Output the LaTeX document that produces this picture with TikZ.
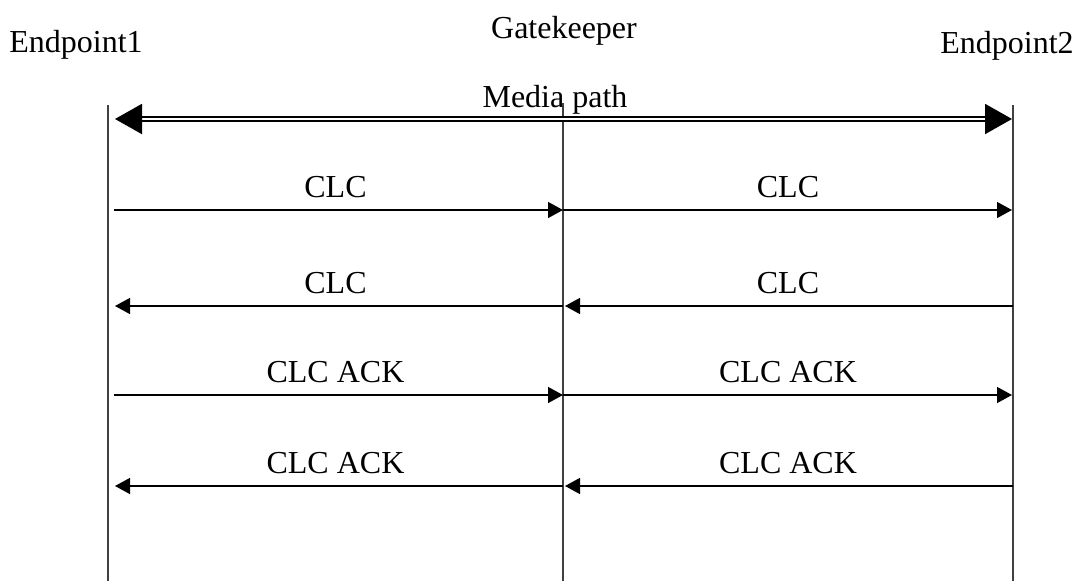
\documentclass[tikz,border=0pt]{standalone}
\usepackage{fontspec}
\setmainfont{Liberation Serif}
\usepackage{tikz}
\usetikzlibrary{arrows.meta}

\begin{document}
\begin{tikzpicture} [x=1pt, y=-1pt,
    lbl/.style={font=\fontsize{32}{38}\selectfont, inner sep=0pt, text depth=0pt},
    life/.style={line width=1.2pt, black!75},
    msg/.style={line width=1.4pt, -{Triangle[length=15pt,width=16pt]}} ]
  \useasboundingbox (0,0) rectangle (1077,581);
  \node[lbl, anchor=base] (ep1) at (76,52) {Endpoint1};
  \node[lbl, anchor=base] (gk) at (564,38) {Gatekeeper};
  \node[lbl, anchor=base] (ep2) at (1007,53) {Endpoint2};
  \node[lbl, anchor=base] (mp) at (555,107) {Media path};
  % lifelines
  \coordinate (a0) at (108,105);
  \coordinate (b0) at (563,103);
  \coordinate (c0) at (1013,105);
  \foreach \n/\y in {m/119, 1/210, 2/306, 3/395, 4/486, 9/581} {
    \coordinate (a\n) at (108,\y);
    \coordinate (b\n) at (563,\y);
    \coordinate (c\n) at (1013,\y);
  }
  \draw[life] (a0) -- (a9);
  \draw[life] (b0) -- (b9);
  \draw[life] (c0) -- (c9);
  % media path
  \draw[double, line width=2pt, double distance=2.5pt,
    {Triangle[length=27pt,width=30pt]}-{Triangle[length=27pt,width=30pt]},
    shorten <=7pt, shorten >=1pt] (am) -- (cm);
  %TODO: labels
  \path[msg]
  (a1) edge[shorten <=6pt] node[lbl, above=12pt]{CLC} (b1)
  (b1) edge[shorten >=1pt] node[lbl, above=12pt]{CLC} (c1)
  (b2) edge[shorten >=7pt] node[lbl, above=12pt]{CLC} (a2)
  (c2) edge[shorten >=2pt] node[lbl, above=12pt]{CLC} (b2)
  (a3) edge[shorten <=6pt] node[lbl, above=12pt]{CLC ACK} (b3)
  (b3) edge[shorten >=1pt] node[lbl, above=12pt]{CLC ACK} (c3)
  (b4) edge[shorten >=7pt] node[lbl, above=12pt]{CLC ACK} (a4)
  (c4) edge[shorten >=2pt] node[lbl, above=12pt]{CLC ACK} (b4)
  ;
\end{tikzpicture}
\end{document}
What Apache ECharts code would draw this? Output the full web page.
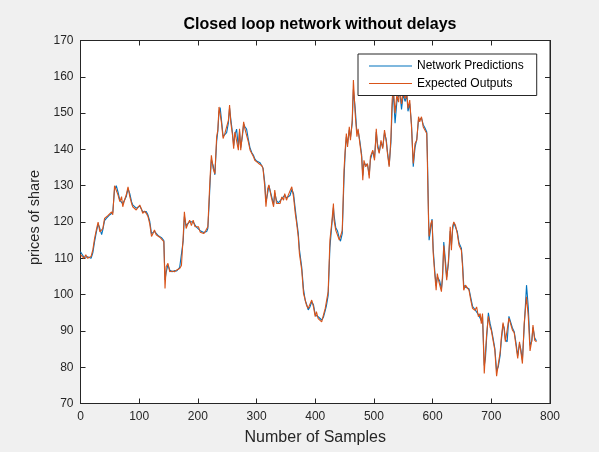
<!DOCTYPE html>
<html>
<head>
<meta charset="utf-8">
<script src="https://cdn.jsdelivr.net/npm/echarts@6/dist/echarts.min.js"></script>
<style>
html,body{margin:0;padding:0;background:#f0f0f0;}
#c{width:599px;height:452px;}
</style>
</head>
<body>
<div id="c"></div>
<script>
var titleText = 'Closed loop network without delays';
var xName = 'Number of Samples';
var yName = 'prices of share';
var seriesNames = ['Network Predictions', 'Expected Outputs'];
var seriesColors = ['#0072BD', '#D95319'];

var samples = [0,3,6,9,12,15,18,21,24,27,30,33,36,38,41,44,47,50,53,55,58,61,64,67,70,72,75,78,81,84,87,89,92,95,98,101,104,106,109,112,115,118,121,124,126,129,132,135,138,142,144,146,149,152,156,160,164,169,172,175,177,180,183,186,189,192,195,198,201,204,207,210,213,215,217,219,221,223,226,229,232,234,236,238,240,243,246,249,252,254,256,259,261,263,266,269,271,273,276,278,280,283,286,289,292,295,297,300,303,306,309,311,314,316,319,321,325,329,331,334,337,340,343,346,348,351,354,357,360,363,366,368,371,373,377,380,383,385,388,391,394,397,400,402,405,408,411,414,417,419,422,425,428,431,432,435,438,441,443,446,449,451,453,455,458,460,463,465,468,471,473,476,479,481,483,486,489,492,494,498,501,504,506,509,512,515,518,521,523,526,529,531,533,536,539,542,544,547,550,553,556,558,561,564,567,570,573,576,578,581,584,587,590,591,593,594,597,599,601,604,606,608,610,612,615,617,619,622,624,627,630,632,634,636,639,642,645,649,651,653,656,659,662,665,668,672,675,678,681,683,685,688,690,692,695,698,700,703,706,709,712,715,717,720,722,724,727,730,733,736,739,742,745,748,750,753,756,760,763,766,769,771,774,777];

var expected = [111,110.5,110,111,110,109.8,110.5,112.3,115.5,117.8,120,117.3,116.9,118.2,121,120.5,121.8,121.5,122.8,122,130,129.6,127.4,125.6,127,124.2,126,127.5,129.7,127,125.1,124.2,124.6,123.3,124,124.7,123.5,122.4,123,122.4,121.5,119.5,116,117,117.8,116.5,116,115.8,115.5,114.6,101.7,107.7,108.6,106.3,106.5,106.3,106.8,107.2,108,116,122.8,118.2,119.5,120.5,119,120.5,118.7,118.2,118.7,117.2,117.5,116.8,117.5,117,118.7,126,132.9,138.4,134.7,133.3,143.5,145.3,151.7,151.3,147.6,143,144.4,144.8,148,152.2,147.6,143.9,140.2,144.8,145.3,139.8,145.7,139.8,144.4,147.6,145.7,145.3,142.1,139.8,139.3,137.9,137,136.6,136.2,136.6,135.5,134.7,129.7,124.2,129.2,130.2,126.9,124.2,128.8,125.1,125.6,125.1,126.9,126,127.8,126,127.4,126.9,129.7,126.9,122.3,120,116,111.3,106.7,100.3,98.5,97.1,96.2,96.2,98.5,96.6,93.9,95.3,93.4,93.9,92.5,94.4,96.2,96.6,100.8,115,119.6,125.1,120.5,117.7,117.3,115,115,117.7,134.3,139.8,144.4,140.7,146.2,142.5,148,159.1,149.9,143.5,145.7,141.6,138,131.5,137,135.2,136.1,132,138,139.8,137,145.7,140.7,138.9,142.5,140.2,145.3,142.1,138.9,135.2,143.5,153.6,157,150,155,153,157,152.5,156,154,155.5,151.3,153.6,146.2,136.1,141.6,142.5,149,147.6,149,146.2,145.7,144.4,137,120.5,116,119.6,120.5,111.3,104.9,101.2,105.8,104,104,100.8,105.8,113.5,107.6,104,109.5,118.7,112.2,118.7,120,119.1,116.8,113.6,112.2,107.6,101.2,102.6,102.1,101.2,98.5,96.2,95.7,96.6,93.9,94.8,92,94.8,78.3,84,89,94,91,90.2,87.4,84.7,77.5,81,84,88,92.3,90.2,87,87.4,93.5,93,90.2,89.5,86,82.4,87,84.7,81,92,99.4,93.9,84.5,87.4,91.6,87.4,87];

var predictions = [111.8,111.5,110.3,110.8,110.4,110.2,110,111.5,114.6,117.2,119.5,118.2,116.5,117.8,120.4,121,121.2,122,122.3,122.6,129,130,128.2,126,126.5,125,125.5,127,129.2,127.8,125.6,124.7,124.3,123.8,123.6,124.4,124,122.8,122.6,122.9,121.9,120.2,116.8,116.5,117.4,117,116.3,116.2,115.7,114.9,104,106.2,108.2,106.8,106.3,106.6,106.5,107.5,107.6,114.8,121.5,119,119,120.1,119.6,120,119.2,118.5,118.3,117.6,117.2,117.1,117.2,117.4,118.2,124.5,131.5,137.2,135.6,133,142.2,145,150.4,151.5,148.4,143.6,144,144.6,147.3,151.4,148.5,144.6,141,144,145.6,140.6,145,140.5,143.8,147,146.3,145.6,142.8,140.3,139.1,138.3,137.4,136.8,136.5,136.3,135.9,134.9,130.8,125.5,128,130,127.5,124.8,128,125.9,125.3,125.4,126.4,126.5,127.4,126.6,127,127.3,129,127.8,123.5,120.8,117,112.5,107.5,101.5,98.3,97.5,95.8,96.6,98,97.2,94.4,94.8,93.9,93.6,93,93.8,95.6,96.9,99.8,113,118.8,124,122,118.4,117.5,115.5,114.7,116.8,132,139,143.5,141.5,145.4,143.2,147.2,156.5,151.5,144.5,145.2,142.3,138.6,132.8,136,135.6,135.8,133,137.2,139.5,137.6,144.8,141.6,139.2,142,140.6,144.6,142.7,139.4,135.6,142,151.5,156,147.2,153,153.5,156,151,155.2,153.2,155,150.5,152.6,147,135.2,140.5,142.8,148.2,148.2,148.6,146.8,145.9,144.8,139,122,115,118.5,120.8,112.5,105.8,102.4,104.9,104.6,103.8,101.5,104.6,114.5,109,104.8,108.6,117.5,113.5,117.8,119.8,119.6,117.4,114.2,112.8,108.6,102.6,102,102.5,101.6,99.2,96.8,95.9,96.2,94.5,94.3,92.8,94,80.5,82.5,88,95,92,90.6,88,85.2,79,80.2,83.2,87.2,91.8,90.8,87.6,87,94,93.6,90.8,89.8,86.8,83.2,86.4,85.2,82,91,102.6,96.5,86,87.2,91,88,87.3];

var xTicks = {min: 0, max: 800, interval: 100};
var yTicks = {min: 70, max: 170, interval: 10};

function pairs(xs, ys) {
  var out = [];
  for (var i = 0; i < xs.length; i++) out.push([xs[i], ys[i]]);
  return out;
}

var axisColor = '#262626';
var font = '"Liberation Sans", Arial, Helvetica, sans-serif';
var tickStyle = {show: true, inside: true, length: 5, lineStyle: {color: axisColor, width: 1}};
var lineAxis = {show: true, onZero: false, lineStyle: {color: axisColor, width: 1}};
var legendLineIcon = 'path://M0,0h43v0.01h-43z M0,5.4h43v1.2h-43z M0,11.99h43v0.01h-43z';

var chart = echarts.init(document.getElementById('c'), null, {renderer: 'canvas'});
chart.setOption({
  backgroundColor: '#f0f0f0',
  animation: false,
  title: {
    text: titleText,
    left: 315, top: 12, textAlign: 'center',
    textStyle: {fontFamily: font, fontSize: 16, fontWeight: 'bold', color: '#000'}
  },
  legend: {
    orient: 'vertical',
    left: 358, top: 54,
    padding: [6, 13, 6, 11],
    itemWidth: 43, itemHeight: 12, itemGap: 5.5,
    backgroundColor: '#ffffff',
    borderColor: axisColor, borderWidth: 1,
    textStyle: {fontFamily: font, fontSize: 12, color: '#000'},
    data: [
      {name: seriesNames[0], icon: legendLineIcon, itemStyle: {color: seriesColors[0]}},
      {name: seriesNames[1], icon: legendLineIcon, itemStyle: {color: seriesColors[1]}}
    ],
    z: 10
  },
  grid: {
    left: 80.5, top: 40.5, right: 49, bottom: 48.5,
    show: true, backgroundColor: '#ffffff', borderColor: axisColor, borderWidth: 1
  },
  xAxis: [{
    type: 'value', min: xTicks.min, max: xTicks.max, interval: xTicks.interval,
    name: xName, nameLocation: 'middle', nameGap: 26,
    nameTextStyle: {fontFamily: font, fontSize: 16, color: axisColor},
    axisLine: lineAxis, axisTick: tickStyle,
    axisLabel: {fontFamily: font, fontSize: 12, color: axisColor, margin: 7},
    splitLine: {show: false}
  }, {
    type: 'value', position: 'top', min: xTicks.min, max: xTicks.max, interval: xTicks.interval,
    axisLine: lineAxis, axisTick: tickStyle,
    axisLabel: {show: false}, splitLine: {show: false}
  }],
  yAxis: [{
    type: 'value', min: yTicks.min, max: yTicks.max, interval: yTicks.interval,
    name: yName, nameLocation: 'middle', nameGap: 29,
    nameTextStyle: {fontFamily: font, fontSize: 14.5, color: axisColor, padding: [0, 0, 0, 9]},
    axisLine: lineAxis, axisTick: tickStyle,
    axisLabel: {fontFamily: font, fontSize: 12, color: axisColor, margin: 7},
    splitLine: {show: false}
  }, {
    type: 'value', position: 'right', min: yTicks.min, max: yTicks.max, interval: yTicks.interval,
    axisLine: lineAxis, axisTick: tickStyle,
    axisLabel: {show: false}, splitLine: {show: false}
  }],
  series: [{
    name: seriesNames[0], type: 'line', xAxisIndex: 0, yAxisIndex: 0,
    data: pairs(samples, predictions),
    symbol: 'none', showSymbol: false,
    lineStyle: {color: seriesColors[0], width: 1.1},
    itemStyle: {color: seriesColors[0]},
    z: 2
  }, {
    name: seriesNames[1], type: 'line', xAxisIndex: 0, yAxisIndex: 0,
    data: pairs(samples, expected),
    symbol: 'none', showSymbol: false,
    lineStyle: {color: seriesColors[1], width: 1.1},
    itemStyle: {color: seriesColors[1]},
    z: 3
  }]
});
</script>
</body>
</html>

=======

Above are some entries. Restate word for word the lines from the one holding "What Apache ECharts" through the one holding "var seriesColors = ['#0072BD', '#D95319'];", but not the pictures.

What Apache ECharts code would draw this? Output the full web page.
<!DOCTYPE html>
<html>
<head>
<meta charset="utf-8">
<script src="https://cdn.jsdelivr.net/npm/echarts@6/dist/echarts.min.js"></script>
<style>
html,body{margin:0;padding:0;background:#f0f0f0;}
#c{width:599px;height:452px;}
</style>
</head>
<body>
<div id="c"></div>
<script>
var titleText = 'Closed loop network without delays';
var xName = 'Number of Samples';
var yName = 'prices of share';
var seriesNames = ['Network Predictions', 'Expected Outputs'];
var seriesColors = ['#0072BD', '#D95319'];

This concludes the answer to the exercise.